AB Burns-Tucker is a content creator making videos to help the younger generations understand what is happening. As she prepares to film another video about the war in Ukraine, she said she never expected that making these would become more than a hobby.
What You Need To Know
- AB Burns-Tucker is a content creator who makes videos to help the younger generations understand what's happening in the world
- Though she makes sure the content is amusing, she spends hours researching and source checking the information to make sure it is factual, too
- However, not everyone producing content for social media can be considered an expert, said a political science professor at Cal State Long Beach
- There are not enough measures in place to filter out fake news
“I was like, I’m just going to try to do it in a way as if I was talking to my friends in just random conversation,” she explained.
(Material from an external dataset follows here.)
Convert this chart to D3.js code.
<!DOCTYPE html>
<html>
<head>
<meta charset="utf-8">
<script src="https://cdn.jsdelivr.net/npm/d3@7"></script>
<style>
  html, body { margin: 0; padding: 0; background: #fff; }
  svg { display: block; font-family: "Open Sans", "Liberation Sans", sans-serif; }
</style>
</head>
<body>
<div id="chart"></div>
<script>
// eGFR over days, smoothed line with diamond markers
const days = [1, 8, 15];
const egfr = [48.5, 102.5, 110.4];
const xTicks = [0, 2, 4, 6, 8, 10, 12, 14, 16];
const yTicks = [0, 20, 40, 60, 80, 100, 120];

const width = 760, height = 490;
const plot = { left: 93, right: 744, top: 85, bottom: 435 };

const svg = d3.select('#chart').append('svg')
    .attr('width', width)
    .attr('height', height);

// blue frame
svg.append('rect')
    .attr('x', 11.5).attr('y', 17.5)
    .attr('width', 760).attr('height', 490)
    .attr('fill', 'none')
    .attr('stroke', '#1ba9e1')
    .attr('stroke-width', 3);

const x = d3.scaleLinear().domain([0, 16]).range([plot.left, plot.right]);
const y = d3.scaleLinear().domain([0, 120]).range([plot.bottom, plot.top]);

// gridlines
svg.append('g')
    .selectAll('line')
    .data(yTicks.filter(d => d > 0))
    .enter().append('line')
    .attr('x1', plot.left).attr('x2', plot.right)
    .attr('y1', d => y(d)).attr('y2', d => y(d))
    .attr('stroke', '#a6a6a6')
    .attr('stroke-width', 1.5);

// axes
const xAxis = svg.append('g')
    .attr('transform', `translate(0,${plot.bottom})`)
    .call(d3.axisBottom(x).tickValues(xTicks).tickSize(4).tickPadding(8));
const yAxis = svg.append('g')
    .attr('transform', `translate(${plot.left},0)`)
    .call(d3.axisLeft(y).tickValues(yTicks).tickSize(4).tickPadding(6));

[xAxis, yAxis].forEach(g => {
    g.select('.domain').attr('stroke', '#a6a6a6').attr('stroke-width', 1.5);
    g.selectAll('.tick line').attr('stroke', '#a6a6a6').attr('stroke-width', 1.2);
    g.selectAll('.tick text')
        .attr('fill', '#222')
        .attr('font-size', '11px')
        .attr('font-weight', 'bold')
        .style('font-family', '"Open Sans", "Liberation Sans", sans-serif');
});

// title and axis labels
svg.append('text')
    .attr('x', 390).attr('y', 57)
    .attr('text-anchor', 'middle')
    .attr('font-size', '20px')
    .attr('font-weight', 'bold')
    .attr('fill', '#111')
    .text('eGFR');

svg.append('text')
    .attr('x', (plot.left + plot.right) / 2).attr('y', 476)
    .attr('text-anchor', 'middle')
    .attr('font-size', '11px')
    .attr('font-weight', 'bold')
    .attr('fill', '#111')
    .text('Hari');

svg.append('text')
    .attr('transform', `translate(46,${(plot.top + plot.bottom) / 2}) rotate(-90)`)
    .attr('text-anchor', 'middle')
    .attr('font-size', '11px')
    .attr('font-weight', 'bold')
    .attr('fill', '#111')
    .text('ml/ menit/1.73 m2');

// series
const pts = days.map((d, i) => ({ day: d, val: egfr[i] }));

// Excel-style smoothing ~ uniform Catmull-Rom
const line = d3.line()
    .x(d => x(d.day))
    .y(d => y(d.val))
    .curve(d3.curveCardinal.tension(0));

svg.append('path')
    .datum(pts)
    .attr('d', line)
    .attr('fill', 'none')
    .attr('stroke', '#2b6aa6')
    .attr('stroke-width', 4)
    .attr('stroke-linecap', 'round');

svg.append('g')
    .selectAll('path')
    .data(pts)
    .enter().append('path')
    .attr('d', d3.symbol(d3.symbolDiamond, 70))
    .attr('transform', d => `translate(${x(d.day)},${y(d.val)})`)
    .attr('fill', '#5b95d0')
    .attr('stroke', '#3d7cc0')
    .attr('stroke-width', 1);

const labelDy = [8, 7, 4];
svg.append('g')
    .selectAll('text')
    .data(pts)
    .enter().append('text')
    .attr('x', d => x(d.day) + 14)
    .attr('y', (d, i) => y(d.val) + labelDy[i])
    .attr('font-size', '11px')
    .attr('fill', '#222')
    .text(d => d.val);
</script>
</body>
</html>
The law student watched the conflict unfold in the news and made her first video to give her friends a better understanding of what was happening between Russia and Ukraine and why it mattered.
In just a few days, the video went viral on TikTok, garnering 18 million views. Now, Burns-Tucker said she gets continual requests for new updates. Though she makes sure the content is amusing, she spends hours researching and source checking the information to make sure it’s factual, too.
Her videos on the war in Ukraine are what have put her in the spotlight, but Burns-Tucker has been making videos about the criminal justice system and domestic politics for years.
She said ultimately, her goal is to help the younger generation feel informed enough to get involved as well.
“I think it’s important to make other groups of people feel invited into that space,” she said. “By investing in the language and the ideology of the younger generations in a way where they feel like I belong here and I want to be here!”
However, not everyone producing content for social media can be considered an expert, said Kevin Wallsten, political science professor at Cal State Long Beach. He has been researching the impacts of social media for two decades and said up to 80% of millennials and Gen Z use YouTube, TikTok and Instagram as their primary source of information.
Wallsten said that with this, there are pros and cons. We have unprecedented access to the front lines of war with citizen reporters who record and post history as it occurs, but there are not enough measures in place to filter out fake news.
“Everybody can now, with compelling enough content, attract an audience independent of its truth or falsity, independent of their credentials, independent perhaps of what background or expertise they might have,” he said.
For Burns-Tucker's content creation, the demand is high. She said since going viral, she has received so many requests to be a commentator both on and off social media that she’s had to quit her day job as a paralegal.
“I hope I can continue to put out content that’s relevant and effective,” she said.